Provided records =>
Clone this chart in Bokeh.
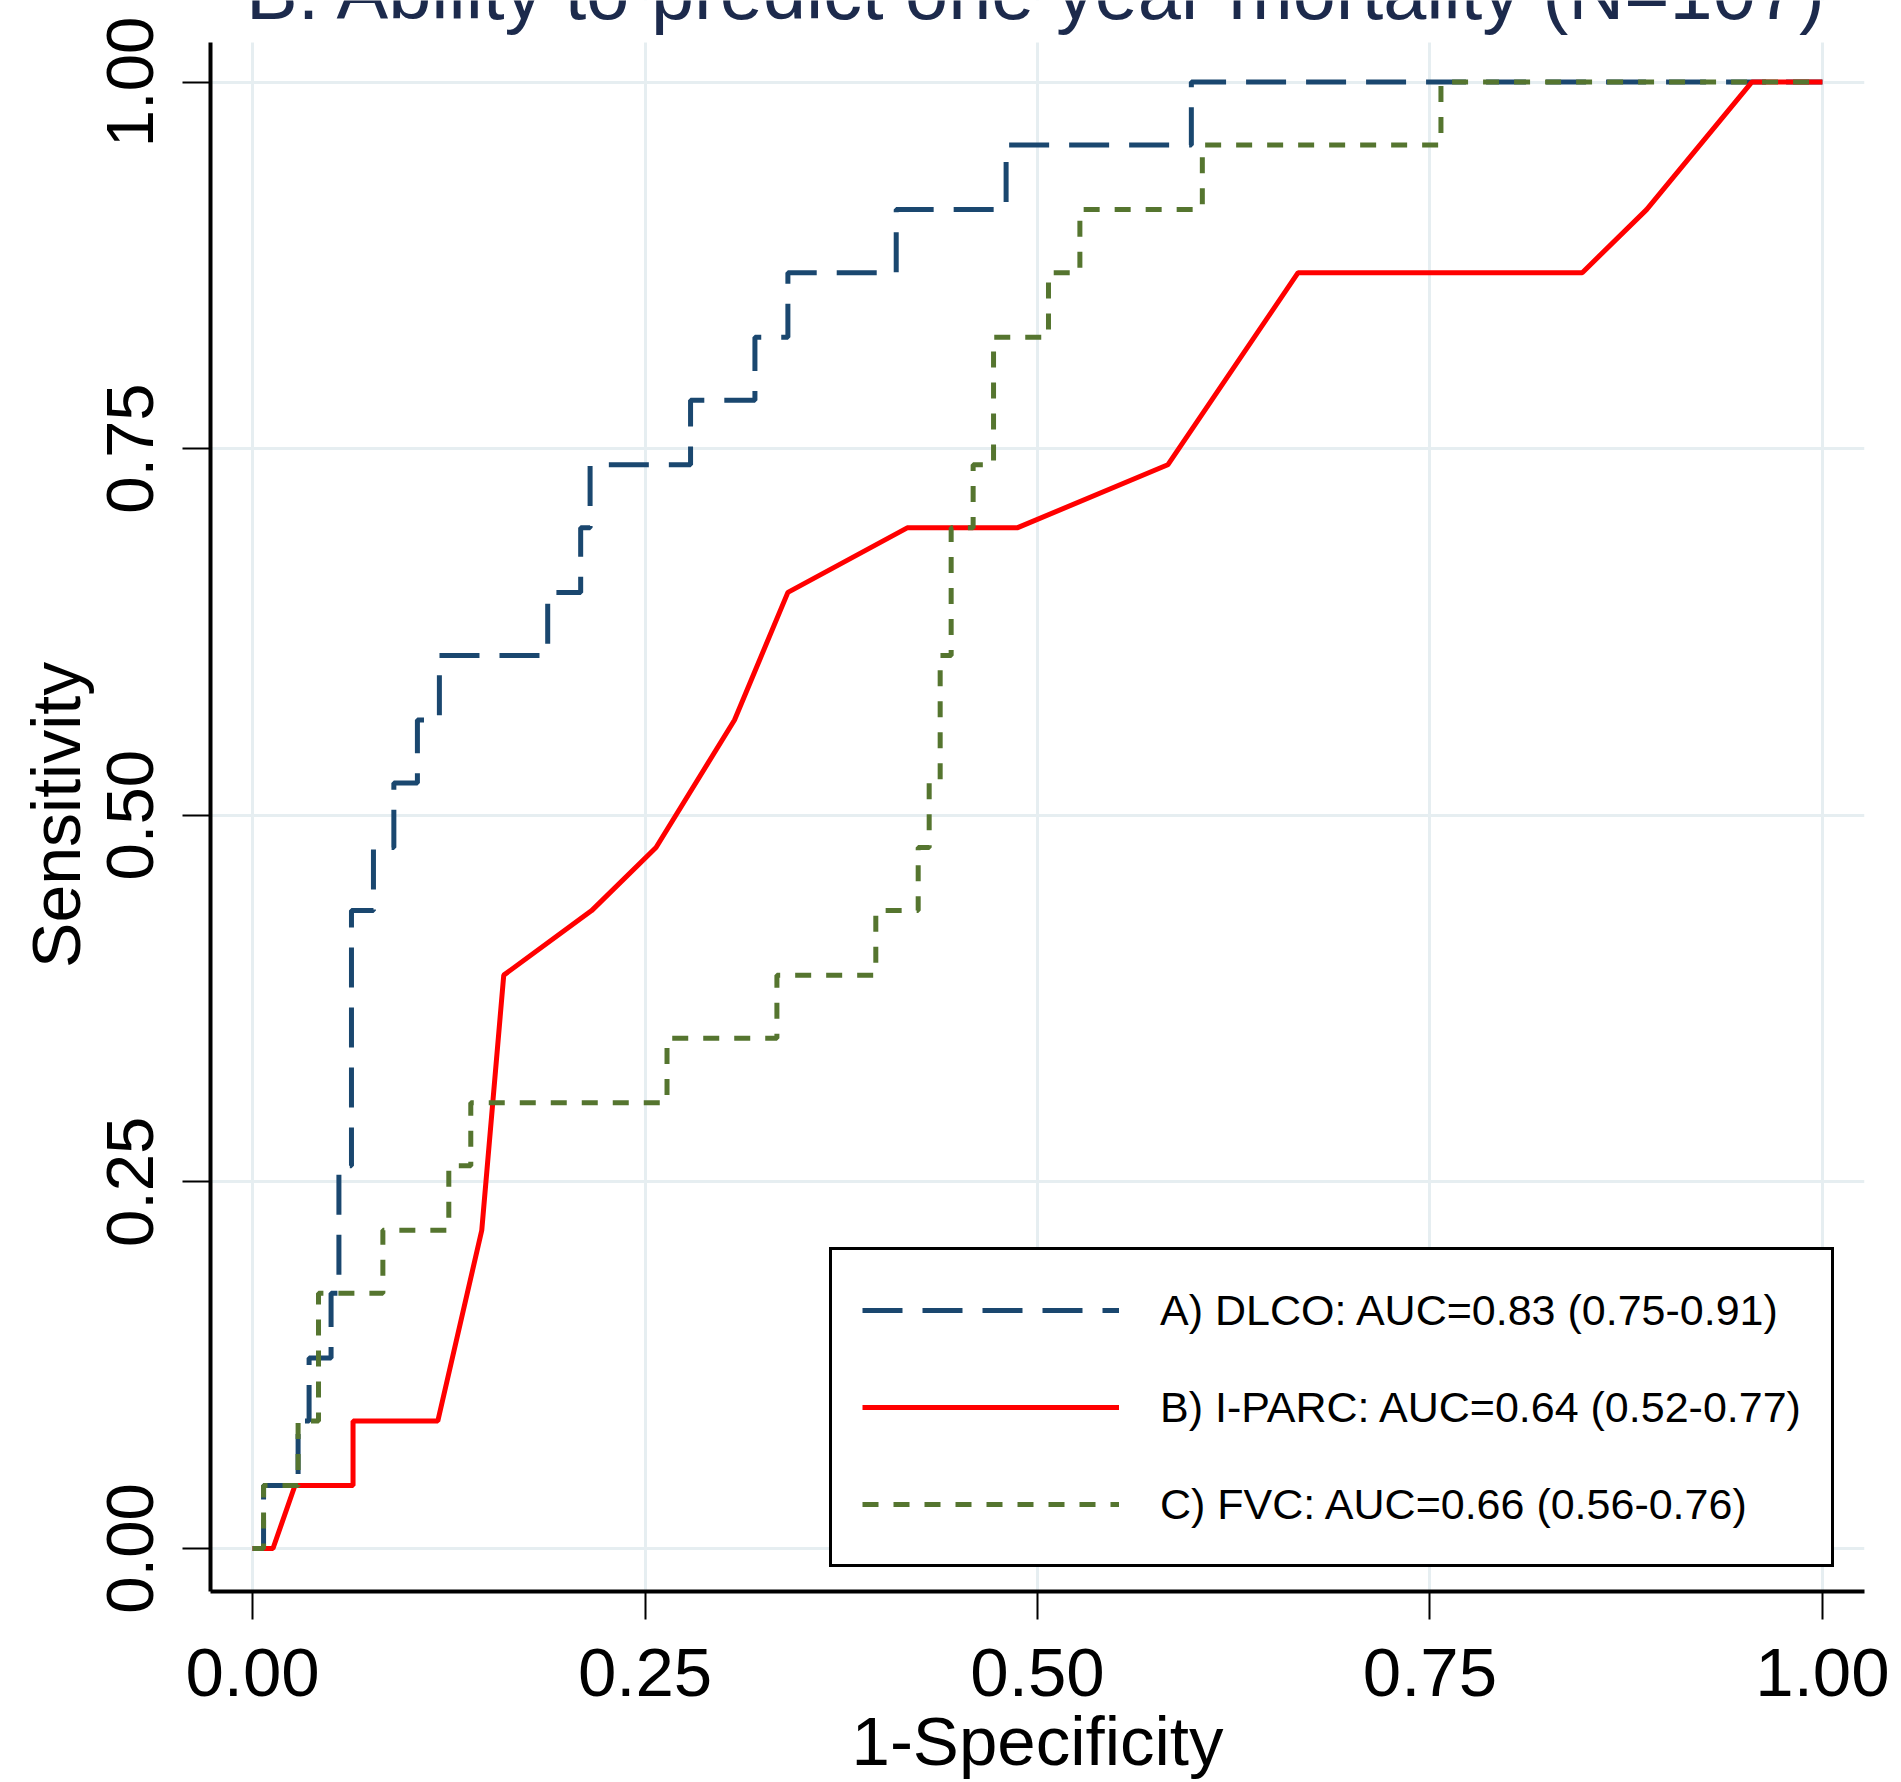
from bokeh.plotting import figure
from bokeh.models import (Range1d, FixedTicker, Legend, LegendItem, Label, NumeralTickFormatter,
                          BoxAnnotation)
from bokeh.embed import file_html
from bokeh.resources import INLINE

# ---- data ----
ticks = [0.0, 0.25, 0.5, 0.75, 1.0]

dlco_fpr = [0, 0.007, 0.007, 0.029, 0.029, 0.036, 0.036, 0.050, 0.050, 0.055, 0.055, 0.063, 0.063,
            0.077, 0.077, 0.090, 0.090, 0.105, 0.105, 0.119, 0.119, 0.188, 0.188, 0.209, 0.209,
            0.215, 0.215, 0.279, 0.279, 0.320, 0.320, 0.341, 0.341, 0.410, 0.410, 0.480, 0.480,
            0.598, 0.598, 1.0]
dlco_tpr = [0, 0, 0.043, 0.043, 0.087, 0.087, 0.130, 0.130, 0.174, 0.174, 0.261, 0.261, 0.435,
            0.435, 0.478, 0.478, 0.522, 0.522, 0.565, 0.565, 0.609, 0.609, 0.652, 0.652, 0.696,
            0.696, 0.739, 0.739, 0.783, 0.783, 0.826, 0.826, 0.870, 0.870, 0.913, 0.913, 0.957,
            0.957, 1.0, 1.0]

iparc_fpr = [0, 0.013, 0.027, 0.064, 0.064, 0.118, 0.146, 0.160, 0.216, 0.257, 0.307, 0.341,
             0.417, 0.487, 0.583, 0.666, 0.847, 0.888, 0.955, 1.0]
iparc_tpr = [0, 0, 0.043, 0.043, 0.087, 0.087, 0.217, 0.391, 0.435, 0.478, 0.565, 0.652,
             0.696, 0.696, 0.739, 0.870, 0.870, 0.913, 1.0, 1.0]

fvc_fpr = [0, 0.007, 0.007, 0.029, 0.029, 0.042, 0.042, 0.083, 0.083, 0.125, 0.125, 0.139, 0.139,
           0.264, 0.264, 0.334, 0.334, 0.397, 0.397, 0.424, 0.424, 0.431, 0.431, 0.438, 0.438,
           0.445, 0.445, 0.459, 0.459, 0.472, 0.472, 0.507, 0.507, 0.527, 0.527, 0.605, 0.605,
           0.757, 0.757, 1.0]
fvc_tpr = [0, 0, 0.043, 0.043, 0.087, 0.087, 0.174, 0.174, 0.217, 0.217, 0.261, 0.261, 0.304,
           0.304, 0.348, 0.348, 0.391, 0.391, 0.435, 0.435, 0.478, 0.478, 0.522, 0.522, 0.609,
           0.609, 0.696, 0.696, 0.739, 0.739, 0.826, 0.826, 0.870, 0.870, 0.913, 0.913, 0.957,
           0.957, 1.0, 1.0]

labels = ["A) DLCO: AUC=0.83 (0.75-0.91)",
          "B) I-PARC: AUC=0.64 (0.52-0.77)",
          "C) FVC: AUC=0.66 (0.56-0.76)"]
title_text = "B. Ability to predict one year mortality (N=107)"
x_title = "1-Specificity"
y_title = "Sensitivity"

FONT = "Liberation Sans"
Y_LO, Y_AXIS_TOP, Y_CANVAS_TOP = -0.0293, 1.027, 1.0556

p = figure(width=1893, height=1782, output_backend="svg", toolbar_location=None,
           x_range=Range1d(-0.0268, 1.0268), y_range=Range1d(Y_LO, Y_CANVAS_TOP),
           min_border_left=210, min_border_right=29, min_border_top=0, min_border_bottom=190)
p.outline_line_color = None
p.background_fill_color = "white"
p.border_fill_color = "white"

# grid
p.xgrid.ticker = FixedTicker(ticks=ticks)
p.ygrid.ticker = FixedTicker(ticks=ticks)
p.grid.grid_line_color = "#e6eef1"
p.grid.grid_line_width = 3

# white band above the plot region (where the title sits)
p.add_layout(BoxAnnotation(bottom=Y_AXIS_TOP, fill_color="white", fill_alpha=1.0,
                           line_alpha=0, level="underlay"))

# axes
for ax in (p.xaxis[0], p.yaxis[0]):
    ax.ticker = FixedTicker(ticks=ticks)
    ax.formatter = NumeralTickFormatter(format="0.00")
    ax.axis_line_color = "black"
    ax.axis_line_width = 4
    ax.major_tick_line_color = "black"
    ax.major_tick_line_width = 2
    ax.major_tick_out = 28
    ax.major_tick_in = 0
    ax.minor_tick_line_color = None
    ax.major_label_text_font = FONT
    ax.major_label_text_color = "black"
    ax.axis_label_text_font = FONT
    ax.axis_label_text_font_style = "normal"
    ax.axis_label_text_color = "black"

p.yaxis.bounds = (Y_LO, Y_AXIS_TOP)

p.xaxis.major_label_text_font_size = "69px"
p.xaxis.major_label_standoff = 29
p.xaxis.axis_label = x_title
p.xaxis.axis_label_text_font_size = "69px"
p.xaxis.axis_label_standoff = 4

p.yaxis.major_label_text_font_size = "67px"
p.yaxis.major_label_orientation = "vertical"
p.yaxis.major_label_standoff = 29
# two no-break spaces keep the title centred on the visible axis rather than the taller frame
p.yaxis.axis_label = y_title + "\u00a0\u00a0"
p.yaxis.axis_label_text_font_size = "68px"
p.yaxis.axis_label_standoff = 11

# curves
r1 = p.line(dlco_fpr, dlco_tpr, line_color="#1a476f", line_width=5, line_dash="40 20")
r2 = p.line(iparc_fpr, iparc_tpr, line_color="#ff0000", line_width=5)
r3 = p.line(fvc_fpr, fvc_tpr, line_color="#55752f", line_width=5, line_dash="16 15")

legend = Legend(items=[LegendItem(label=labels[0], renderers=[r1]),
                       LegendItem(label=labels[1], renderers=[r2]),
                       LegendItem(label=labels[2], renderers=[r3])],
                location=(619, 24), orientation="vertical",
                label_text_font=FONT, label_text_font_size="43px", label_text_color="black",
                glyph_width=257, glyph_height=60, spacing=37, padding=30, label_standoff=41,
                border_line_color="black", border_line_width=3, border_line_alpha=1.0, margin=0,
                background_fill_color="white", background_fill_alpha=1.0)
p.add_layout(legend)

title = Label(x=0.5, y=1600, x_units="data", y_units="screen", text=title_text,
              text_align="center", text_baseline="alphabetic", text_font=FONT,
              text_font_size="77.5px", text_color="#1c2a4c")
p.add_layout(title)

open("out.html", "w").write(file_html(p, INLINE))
---
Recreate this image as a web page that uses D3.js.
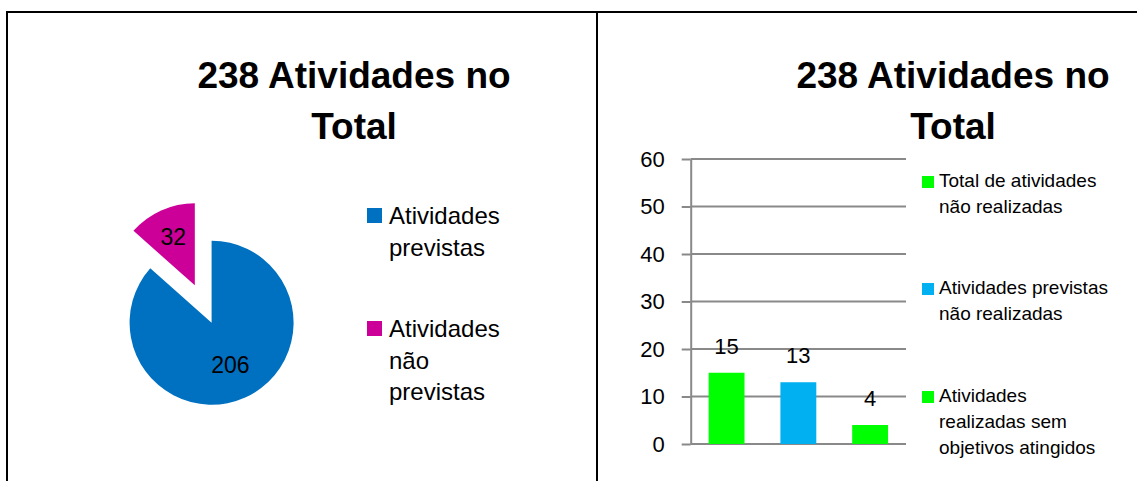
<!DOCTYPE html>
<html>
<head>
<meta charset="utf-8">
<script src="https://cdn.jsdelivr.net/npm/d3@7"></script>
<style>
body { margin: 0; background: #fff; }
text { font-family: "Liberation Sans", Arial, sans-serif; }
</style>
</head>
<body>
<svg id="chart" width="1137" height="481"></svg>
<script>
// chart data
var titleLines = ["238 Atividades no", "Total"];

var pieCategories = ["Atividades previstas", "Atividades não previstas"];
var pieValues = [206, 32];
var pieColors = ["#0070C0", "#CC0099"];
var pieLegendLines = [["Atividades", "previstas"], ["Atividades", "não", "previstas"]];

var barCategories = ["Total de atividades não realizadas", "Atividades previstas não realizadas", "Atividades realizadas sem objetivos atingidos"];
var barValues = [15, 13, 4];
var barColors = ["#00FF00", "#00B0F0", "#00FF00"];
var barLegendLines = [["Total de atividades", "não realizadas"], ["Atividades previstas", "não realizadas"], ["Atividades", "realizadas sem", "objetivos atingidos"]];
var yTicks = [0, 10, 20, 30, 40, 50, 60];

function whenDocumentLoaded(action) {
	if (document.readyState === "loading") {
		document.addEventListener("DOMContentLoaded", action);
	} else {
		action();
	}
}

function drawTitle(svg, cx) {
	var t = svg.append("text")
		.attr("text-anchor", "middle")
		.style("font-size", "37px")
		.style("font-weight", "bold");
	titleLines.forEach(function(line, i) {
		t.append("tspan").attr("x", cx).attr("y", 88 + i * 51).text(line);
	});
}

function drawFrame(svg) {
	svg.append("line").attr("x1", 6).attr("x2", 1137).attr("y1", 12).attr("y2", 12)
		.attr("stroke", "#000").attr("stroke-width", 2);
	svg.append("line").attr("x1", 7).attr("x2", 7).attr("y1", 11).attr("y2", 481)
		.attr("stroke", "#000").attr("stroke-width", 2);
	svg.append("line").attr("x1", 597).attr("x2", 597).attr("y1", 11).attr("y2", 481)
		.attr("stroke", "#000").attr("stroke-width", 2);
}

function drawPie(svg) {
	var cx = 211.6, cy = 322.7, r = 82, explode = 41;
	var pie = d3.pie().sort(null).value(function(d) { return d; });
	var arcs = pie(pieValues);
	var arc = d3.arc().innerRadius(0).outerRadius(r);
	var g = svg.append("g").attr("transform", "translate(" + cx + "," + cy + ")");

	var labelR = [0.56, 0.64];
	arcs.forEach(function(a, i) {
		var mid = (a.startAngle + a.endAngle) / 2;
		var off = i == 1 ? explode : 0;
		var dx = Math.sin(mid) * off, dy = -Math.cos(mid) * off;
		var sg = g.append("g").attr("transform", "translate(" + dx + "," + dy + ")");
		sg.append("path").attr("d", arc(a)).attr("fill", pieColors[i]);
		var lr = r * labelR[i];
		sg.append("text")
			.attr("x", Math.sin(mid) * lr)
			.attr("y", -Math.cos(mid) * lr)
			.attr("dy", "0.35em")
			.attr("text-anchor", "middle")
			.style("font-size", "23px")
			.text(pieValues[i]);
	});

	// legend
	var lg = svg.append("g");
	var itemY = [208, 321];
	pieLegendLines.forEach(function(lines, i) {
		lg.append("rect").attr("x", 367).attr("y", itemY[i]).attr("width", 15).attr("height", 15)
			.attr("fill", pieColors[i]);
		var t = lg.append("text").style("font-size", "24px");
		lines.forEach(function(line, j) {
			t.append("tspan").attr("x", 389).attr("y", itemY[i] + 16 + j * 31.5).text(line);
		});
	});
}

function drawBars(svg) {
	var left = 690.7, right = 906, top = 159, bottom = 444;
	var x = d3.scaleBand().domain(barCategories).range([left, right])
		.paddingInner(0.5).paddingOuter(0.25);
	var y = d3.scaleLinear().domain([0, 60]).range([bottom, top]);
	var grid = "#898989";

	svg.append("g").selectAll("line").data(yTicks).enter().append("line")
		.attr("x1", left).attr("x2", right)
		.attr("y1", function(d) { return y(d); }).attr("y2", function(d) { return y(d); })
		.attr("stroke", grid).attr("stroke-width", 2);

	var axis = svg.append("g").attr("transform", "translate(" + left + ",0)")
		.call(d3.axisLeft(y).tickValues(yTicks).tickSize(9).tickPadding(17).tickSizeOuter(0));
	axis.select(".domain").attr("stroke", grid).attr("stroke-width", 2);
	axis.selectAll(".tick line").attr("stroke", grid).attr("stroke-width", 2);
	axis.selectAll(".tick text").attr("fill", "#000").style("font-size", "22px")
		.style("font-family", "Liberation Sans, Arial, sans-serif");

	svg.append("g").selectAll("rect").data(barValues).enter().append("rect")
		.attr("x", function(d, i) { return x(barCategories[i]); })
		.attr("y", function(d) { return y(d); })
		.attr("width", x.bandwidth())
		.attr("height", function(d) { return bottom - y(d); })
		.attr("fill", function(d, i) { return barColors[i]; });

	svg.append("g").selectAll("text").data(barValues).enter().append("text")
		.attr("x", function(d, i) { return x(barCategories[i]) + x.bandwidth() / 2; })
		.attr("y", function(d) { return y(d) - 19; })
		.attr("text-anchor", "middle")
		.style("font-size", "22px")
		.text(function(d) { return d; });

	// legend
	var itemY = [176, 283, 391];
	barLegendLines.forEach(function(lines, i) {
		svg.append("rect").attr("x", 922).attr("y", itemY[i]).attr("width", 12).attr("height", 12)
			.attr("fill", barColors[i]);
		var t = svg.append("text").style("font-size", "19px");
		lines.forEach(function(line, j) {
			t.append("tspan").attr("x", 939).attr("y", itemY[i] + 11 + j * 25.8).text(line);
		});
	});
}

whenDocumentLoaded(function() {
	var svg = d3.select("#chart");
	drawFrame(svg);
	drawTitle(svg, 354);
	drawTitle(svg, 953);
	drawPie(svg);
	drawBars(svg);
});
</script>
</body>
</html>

Work to do => Repeat exactly the part that opens with the line containing "Clone this chart in Bokeh." and closes with the line containing "ticks = [0.0, 0.25, 0.5, 0.75, 1.0]". Include both end lines, and drop the pictures.

Expected output =>
Clone this chart in Bokeh.
from bokeh.plotting import figure
from bokeh.models import (Range1d, FixedTicker, Legend, LegendItem, Label, NumeralTickFormatter,
                          BoxAnnotation)
from bokeh.embed import file_html
from bokeh.resources import INLINE

# ---- data ----
ticks = [0.0, 0.25, 0.5, 0.75, 1.0]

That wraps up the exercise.